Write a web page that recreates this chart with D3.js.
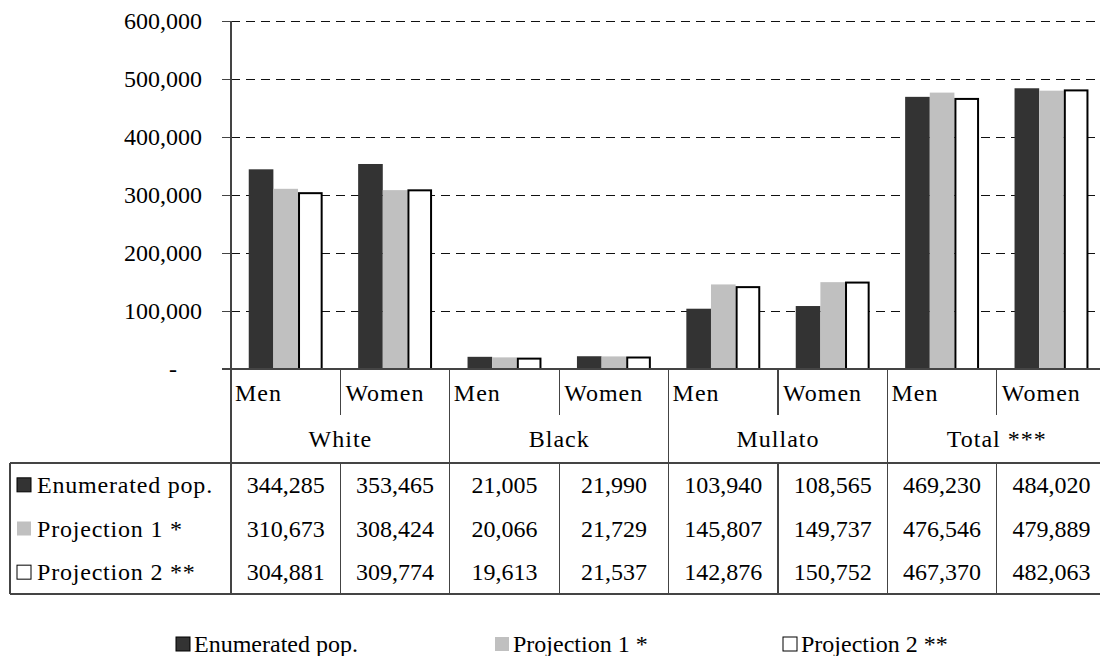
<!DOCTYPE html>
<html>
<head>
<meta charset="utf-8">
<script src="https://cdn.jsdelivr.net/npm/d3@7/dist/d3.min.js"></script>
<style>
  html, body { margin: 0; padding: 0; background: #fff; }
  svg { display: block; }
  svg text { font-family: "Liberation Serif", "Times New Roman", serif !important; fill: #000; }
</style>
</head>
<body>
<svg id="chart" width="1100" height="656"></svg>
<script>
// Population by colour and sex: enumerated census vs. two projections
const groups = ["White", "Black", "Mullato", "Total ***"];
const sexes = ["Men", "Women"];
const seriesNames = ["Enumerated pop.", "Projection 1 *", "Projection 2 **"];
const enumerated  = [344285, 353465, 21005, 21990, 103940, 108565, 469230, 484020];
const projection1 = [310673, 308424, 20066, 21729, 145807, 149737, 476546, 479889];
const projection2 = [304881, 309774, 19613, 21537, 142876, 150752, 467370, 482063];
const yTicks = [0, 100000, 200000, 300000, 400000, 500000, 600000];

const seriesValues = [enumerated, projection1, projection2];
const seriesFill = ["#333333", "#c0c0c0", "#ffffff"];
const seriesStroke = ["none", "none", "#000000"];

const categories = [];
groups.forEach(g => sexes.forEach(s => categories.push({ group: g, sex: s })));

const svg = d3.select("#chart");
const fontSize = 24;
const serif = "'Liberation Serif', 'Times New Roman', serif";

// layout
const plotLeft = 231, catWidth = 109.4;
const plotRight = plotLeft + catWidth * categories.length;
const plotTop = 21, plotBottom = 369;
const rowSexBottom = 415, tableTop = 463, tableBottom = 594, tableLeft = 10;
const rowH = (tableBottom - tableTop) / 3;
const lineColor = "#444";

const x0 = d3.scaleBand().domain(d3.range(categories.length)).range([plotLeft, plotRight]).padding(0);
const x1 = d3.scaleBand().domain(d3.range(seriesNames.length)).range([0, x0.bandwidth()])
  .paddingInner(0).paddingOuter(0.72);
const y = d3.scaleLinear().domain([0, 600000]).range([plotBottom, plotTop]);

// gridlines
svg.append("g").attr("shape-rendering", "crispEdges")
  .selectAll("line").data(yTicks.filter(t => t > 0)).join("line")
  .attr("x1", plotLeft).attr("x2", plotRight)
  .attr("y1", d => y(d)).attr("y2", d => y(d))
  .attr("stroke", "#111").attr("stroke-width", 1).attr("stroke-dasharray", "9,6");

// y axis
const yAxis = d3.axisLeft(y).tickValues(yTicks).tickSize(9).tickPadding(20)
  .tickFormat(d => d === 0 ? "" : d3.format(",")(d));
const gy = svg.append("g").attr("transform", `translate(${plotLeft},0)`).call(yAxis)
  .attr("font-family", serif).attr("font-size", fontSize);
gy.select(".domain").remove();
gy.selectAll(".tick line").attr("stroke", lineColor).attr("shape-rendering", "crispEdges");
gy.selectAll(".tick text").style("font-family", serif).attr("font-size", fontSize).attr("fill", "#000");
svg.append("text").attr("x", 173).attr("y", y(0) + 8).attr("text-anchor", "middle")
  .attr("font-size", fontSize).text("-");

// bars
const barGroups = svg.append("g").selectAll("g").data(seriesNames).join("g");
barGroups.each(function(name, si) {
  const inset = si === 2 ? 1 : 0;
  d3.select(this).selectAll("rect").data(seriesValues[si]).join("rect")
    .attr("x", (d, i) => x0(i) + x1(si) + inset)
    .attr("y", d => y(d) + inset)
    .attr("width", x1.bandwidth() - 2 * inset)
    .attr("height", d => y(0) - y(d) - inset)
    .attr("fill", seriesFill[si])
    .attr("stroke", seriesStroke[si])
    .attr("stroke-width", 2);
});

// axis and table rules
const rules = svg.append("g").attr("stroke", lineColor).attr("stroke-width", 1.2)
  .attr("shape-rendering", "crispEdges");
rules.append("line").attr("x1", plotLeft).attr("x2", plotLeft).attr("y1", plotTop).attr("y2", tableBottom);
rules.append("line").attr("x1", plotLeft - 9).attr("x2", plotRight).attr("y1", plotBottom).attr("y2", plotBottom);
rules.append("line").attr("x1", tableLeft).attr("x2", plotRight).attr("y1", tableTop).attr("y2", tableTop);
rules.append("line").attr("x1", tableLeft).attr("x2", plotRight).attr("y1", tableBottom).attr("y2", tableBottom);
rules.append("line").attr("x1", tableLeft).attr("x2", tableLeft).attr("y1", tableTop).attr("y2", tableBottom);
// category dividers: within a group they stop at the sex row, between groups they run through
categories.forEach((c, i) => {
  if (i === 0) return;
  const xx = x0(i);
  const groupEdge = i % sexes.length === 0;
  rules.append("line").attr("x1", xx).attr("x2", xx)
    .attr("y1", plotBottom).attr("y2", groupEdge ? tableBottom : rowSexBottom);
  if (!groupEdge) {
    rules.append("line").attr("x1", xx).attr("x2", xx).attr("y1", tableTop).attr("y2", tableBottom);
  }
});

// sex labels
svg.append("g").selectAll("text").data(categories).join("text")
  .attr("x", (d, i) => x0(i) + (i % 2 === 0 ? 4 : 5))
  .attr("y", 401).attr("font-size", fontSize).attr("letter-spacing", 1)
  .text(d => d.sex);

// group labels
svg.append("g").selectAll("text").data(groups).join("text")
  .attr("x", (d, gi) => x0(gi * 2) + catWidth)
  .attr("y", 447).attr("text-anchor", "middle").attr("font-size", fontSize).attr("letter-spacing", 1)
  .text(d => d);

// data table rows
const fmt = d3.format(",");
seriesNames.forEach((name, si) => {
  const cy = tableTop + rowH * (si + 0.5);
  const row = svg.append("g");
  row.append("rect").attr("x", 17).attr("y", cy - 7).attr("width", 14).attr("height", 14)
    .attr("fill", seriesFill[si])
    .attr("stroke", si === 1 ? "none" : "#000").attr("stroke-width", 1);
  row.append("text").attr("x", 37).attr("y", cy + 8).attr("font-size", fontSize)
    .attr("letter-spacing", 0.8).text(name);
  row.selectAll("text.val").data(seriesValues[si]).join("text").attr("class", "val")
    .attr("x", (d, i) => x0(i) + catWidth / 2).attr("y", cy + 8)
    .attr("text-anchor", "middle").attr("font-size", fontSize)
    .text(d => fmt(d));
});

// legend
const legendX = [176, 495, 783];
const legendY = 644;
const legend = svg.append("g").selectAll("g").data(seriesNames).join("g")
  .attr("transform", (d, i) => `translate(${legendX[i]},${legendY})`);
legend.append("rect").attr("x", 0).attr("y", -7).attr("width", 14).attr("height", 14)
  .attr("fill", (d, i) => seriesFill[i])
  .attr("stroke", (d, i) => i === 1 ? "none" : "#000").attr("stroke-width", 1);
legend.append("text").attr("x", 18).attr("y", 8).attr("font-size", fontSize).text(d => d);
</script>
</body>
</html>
****
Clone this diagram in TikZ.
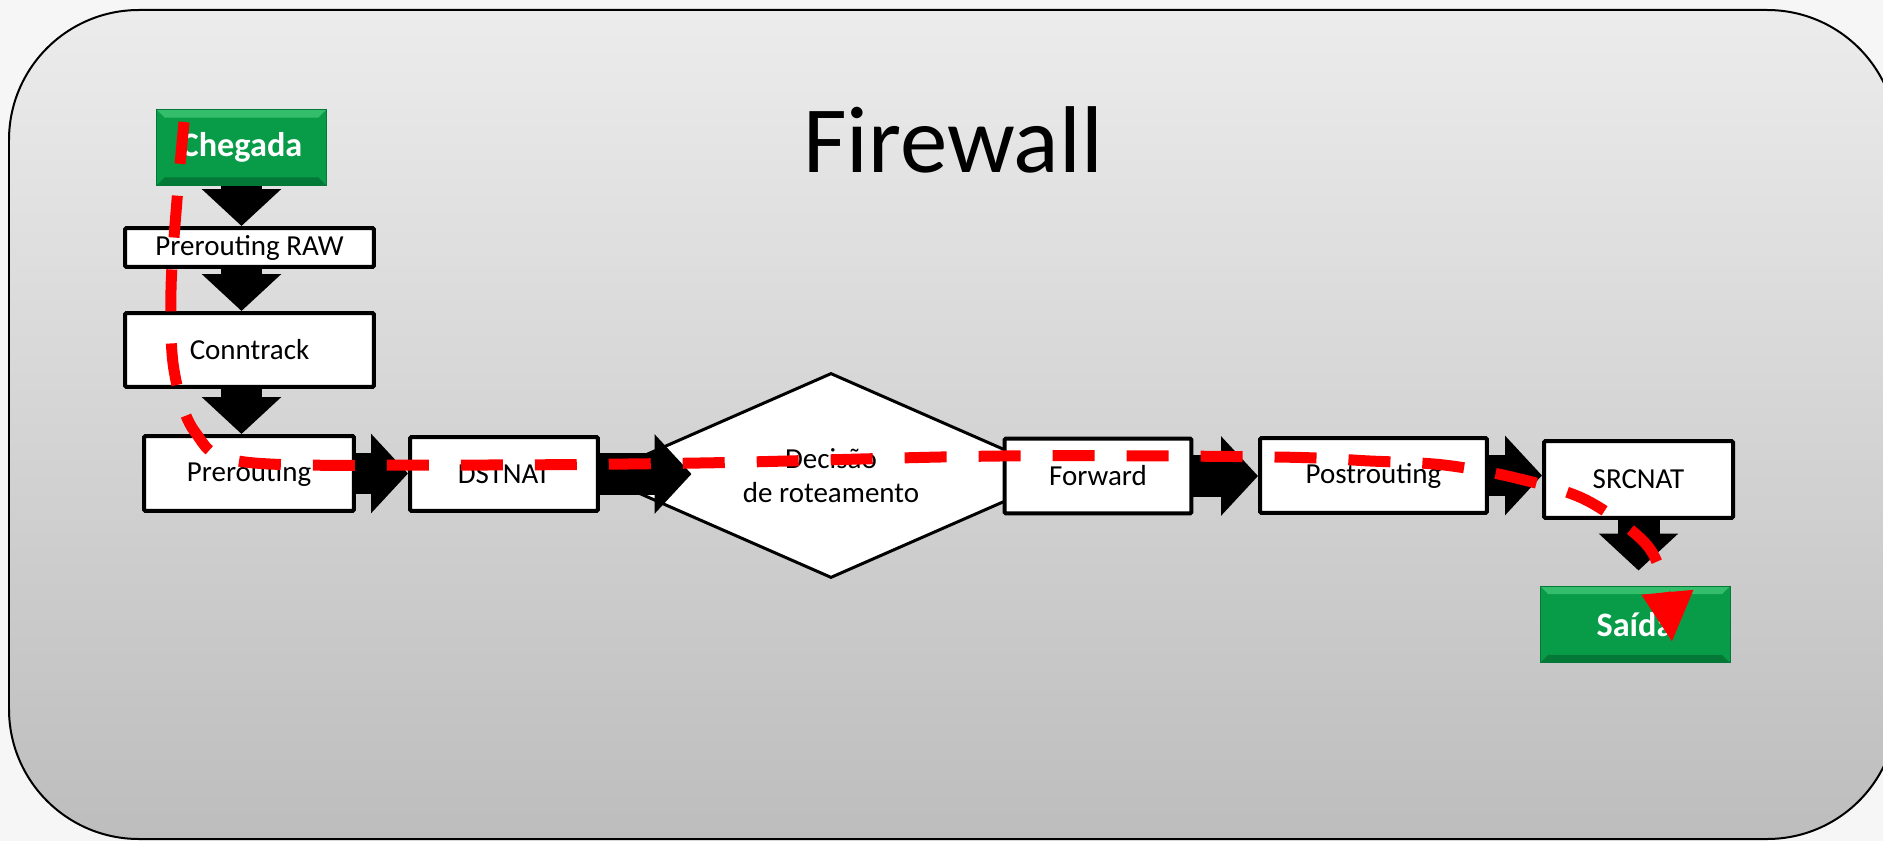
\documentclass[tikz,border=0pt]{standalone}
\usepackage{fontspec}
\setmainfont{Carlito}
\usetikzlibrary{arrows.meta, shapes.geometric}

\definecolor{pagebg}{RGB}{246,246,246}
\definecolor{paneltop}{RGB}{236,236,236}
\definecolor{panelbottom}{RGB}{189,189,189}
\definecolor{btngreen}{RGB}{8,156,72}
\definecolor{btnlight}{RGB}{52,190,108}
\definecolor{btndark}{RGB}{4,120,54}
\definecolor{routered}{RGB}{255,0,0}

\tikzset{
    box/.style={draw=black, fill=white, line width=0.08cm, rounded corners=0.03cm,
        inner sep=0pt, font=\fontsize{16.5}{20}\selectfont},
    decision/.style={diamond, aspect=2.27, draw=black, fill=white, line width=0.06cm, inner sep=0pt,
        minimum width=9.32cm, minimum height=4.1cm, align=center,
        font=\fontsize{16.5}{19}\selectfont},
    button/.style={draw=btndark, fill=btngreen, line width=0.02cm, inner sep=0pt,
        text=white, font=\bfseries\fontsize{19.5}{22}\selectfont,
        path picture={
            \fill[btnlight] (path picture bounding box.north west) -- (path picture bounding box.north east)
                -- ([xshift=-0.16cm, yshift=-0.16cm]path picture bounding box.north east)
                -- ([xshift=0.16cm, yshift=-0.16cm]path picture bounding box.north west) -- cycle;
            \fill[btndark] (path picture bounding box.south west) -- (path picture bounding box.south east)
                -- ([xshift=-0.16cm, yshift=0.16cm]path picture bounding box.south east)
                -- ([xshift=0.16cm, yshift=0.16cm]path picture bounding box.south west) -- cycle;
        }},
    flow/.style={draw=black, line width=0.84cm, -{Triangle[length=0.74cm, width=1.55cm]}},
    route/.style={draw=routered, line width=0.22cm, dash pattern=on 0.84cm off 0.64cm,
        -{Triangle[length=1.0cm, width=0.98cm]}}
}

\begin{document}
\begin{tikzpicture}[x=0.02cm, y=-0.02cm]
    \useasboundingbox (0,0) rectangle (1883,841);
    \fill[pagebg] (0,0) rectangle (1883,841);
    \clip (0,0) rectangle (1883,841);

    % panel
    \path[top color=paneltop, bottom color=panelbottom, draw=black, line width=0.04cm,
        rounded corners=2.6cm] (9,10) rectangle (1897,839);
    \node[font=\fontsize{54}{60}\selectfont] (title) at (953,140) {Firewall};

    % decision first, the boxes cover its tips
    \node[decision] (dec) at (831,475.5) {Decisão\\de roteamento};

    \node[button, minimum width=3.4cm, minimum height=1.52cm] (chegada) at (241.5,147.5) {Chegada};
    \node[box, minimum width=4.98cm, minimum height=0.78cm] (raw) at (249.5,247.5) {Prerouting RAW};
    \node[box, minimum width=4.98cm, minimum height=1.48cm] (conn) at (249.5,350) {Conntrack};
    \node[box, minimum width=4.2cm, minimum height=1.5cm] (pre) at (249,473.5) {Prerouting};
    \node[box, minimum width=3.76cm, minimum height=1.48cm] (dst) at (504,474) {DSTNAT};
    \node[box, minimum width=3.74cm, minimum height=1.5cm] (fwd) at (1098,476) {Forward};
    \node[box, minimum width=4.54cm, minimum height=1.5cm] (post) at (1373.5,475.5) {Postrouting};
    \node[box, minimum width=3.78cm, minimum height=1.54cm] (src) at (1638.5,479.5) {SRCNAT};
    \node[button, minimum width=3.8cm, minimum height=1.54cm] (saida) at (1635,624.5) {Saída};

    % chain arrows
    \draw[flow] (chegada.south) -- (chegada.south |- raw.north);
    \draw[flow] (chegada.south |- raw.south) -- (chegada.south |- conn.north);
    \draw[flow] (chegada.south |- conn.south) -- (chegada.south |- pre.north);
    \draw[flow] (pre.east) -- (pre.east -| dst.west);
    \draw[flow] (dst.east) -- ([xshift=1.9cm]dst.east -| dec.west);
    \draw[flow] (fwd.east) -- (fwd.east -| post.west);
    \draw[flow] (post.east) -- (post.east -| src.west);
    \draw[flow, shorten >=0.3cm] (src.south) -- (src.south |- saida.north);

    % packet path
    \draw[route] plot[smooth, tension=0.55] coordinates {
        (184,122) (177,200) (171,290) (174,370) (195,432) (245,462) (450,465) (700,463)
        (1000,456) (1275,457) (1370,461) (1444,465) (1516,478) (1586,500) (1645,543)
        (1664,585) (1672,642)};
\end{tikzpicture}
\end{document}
****
- _DIRECTIVE_
Please list every line of the records that contains "this".

- _TASK SOLUTION_
Write a web page that recreates this chart with D3.js.
  d3.select(this).selectAll("rect").data(seriesValues[si]).join("rect")
Clone this diagram in TikZ.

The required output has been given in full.